## [Plotting code records]
____________

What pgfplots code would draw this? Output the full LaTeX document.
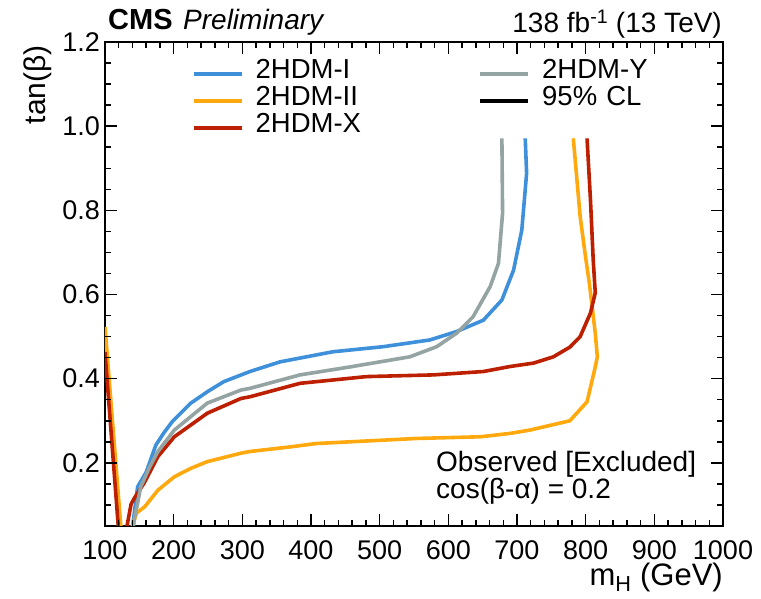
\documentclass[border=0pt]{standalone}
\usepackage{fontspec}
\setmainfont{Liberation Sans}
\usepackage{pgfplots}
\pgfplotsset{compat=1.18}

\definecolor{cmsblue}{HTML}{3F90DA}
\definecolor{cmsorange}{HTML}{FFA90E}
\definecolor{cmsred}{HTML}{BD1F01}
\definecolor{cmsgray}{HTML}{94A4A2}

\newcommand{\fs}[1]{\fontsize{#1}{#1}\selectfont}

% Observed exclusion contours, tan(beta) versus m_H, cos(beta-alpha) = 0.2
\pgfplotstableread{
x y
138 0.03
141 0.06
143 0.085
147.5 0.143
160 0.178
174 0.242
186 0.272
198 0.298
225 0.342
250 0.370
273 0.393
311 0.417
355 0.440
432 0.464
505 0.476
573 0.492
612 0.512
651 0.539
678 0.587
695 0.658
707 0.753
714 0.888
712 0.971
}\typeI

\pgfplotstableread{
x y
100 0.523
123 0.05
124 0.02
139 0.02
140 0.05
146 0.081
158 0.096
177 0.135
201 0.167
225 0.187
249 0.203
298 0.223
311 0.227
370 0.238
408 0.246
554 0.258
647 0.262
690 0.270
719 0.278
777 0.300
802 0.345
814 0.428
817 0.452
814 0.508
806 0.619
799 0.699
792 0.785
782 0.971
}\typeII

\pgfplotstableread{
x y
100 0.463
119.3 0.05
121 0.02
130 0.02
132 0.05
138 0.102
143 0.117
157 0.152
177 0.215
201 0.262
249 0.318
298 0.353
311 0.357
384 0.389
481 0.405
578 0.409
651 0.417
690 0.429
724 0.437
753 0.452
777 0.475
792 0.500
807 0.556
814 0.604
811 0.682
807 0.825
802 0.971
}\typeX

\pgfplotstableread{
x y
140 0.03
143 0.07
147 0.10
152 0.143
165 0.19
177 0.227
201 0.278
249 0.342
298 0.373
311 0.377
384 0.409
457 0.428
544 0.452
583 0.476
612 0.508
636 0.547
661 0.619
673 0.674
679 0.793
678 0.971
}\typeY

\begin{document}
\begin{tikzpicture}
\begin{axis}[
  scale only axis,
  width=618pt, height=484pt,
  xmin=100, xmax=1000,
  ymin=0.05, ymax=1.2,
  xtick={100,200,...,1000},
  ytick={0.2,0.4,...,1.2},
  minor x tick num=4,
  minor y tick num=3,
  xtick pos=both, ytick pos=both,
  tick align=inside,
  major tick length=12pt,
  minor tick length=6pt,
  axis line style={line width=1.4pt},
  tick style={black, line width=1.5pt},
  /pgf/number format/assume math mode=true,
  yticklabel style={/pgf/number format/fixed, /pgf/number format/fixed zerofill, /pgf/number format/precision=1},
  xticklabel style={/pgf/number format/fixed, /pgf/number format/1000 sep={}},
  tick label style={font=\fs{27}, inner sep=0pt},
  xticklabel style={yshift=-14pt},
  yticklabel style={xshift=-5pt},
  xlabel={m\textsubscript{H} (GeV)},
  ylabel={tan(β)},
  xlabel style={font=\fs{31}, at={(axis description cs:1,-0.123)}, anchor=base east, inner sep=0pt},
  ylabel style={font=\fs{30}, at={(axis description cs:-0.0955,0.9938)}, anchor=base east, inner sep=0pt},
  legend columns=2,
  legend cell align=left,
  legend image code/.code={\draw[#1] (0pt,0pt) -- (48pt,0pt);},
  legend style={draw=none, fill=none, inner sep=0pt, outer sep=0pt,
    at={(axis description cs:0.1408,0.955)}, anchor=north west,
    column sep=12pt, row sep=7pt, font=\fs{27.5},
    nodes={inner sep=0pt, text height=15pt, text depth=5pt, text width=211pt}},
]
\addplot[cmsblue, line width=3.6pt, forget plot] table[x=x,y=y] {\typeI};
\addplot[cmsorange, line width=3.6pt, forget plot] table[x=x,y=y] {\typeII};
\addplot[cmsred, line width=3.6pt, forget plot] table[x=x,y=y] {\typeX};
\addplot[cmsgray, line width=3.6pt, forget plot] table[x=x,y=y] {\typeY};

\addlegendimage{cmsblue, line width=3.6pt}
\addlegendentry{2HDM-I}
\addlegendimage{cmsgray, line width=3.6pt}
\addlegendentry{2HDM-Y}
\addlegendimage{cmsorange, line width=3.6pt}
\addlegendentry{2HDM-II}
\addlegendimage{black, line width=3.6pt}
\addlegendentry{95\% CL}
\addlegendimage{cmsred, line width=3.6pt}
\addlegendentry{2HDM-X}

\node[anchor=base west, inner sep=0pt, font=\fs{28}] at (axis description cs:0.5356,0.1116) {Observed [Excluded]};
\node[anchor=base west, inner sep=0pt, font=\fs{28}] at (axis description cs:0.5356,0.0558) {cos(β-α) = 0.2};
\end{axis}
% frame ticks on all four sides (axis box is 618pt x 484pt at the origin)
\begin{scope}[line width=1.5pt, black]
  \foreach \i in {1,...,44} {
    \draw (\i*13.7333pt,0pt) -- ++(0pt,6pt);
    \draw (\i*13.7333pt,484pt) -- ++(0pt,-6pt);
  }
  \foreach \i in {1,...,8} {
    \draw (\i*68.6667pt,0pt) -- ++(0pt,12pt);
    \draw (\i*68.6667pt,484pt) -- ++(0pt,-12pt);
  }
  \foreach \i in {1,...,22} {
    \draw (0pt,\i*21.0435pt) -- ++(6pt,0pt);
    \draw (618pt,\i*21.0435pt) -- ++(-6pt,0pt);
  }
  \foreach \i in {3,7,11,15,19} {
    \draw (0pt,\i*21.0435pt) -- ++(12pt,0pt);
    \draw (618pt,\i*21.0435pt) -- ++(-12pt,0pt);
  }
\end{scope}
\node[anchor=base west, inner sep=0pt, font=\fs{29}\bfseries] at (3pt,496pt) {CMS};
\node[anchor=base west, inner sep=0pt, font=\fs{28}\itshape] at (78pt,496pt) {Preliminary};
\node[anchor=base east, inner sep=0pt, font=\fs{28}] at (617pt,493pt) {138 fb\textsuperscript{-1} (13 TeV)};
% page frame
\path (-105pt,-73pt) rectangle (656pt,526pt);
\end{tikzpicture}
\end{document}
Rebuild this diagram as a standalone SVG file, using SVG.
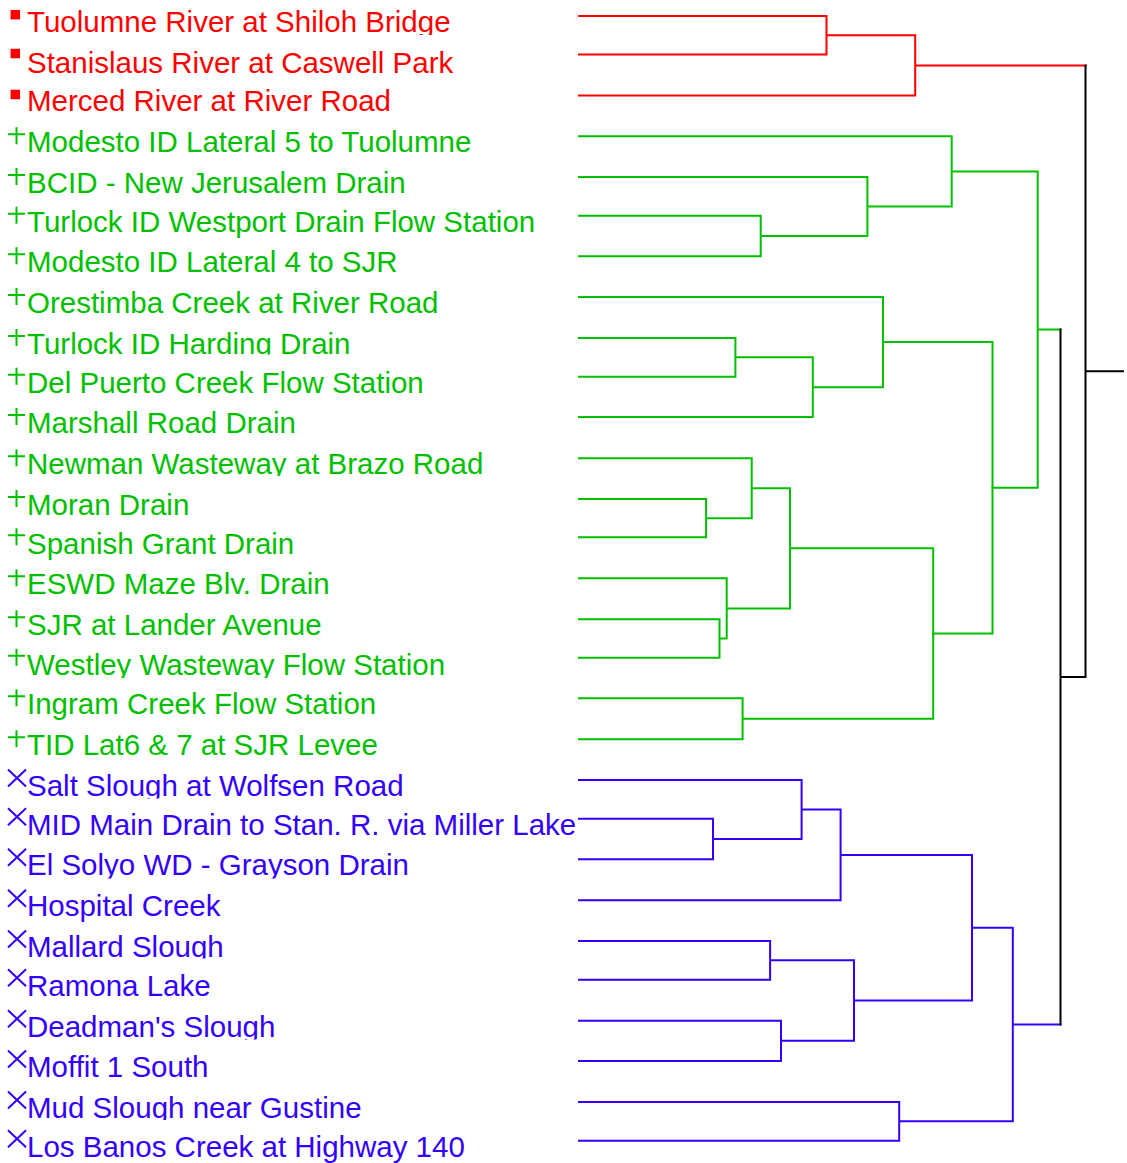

____________

## [What is needed]
Repeat all of the records verbatim, leaving out the pictures.

## [Exercise result]
What pgfplots code would draw this? Output the full LaTeX document.
\documentclass[border=0pt]{standalone}
\usepackage{fontspec}
\setmainfont{Liberation Sans}
\usepackage{pgfplots}
\pgfplotsset{compat=1.18}

\definecolor{cmsblue}{HTML}{3F90DA}
\definecolor{cmsorange}{HTML}{FFA90E}
\definecolor{cmsred}{HTML}{BD1F01}
\definecolor{cmsgray}{HTML}{94A4A2}

\newcommand{\fs}[1]{\fontsize{#1}{#1}\selectfont}

% Observed exclusion contours, tan(beta) versus m_H, cos(beta-alpha) = 0.2
\pgfplotstableread{
x y
138 0.03
141 0.06
143 0.085
147.5 0.143
160 0.178
174 0.242
186 0.272
198 0.298
225 0.342
250 0.370
273 0.393
311 0.417
355 0.440
432 0.464
505 0.476
573 0.492
612 0.512
651 0.539
678 0.587
695 0.658
707 0.753
714 0.888
712 0.971
}\typeI

\pgfplotstableread{
x y
100 0.523
123 0.05
124 0.02
139 0.02
140 0.05
146 0.081
158 0.096
177 0.135
201 0.167
225 0.187
249 0.203
298 0.223
311 0.227
370 0.238
408 0.246
554 0.258
647 0.262
690 0.270
719 0.278
777 0.300
802 0.345
814 0.428
817 0.452
814 0.508
806 0.619
799 0.699
792 0.785
782 0.971
}\typeII

\pgfplotstableread{
x y
100 0.463
119.3 0.05
121 0.02
130 0.02
132 0.05
138 0.102
143 0.117
157 0.152
177 0.215
201 0.262
249 0.318
298 0.353
311 0.357
384 0.389
481 0.405
578 0.409
651 0.417
690 0.429
724 0.437
753 0.452
777 0.475
792 0.500
807 0.556
814 0.604
811 0.682
807 0.825
802 0.971
}\typeX

\pgfplotstableread{
x y
140 0.03
143 0.07
147 0.10
152 0.143
165 0.19
177 0.227
201 0.278
249 0.342
298 0.373
311 0.377
384 0.409
457 0.428
544 0.452
583 0.476
612 0.508
636 0.547
661 0.619
673 0.674
679 0.793
678 0.971
}\typeY

\begin{document}
\begin{tikzpicture}
\begin{axis}[
  scale only axis,
  width=618pt, height=484pt,
  xmin=100, xmax=1000,
  ymin=0.05, ymax=1.2,
  xtick={100,200,...,1000},
  ytick={0.2,0.4,...,1.2},
  minor x tick num=4,
  minor y tick num=3,
  xtick pos=both, ytick pos=both,
  tick align=inside,
  major tick length=12pt,
  minor tick length=6pt,
  axis line style={line width=1.4pt},
  tick style={black, line width=1.5pt},
  /pgf/number format/assume math mode=true,
  yticklabel style={/pgf/number format/fixed, /pgf/number format/fixed zerofill, /pgf/number format/precision=1},
  xticklabel style={/pgf/number format/fixed, /pgf/number format/1000 sep={}},
  tick label style={font=\fs{27}, inner sep=0pt},
  xticklabel style={yshift=-14pt},
  yticklabel style={xshift=-5pt},
  xlabel={m\textsubscript{H} (GeV)},
  ylabel={tan(β)},
  xlabel style={font=\fs{31}, at={(axis description cs:1,-0.123)}, anchor=base east, inner sep=0pt},
  ylabel style={font=\fs{30}, at={(axis description cs:-0.0955,0.9938)}, anchor=base east, inner sep=0pt},
  legend columns=2,
  legend cell align=left,
  legend image code/.code={\draw[#1] (0pt,0pt) -- (48pt,0pt);},
  legend style={draw=none, fill=none, inner sep=0pt, outer sep=0pt,
    at={(axis description cs:0.1408,0.955)}, anchor=north west,
    column sep=12pt, row sep=7pt, font=\fs{27.5},
    nodes={inner sep=0pt, text height=15pt, text depth=5pt, text width=211pt}},
]
\addplot[cmsblue, line width=3.6pt, forget plot] table[x=x,y=y] {\typeI};
\addplot[cmsorange, line width=3.6pt, forget plot] table[x=x,y=y] {\typeII};
\addplot[cmsred, line width=3.6pt, forget plot] table[x=x,y=y] {\typeX};
\addplot[cmsgray, line width=3.6pt, forget plot] table[x=x,y=y] {\typeY};

\addlegendimage{cmsblue, line width=3.6pt}
\addlegendentry{2HDM-I}
\addlegendimage{cmsgray, line width=3.6pt}
\addlegendentry{2HDM-Y}
\addlegendimage{cmsorange, line width=3.6pt}
\addlegendentry{2HDM-II}
\addlegendimage{black, line width=3.6pt}
\addlegendentry{95\% CL}
\addlegendimage{cmsred, line width=3.6pt}
\addlegendentry{2HDM-X}

\node[anchor=base west, inner sep=0pt, font=\fs{28}] at (axis description cs:0.5356,0.1116) {Observed [Excluded]};
\node[anchor=base west, inner sep=0pt, font=\fs{28}] at (axis description cs:0.5356,0.0558) {cos(β-α) = 0.2};
\end{axis}
% frame ticks on all four sides (axis box is 618pt x 484pt at the origin)
\begin{scope}[line width=1.5pt, black]
  \foreach \i in {1,...,44} {
    \draw (\i*13.7333pt,0pt) -- ++(0pt,6pt);
    \draw (\i*13.7333pt,484pt) -- ++(0pt,-6pt);
  }
  \foreach \i in {1,...,8} {
    \draw (\i*68.6667pt,0pt) -- ++(0pt,12pt);
    \draw (\i*68.6667pt,484pt) -- ++(0pt,-12pt);
  }
  \foreach \i in {1,...,22} {
    \draw (0pt,\i*21.0435pt) -- ++(6pt,0pt);
    \draw (618pt,\i*21.0435pt) -- ++(-6pt,0pt);
  }
  \foreach \i in {3,7,11,15,19} {
    \draw (0pt,\i*21.0435pt) -- ++(12pt,0pt);
    \draw (618pt,\i*21.0435pt) -- ++(-12pt,0pt);
  }
\end{scope}
\node[anchor=base west, inner sep=0pt, font=\fs{29}\bfseries] at (3pt,496pt) {CMS};
\node[anchor=base west, inner sep=0pt, font=\fs{28}\itshape] at (78pt,496pt) {Preliminary};
\node[anchor=base east, inner sep=0pt, font=\fs{28}] at (617pt,493pt) {138 fb\textsuperscript{-1} (13 TeV)};
% page frame
\path (-105pt,-73pt) rectangle (656pt,526pt);
\end{tikzpicture}
\end{document}
Rebuild this diagram as a standalone SVG file, using SVG.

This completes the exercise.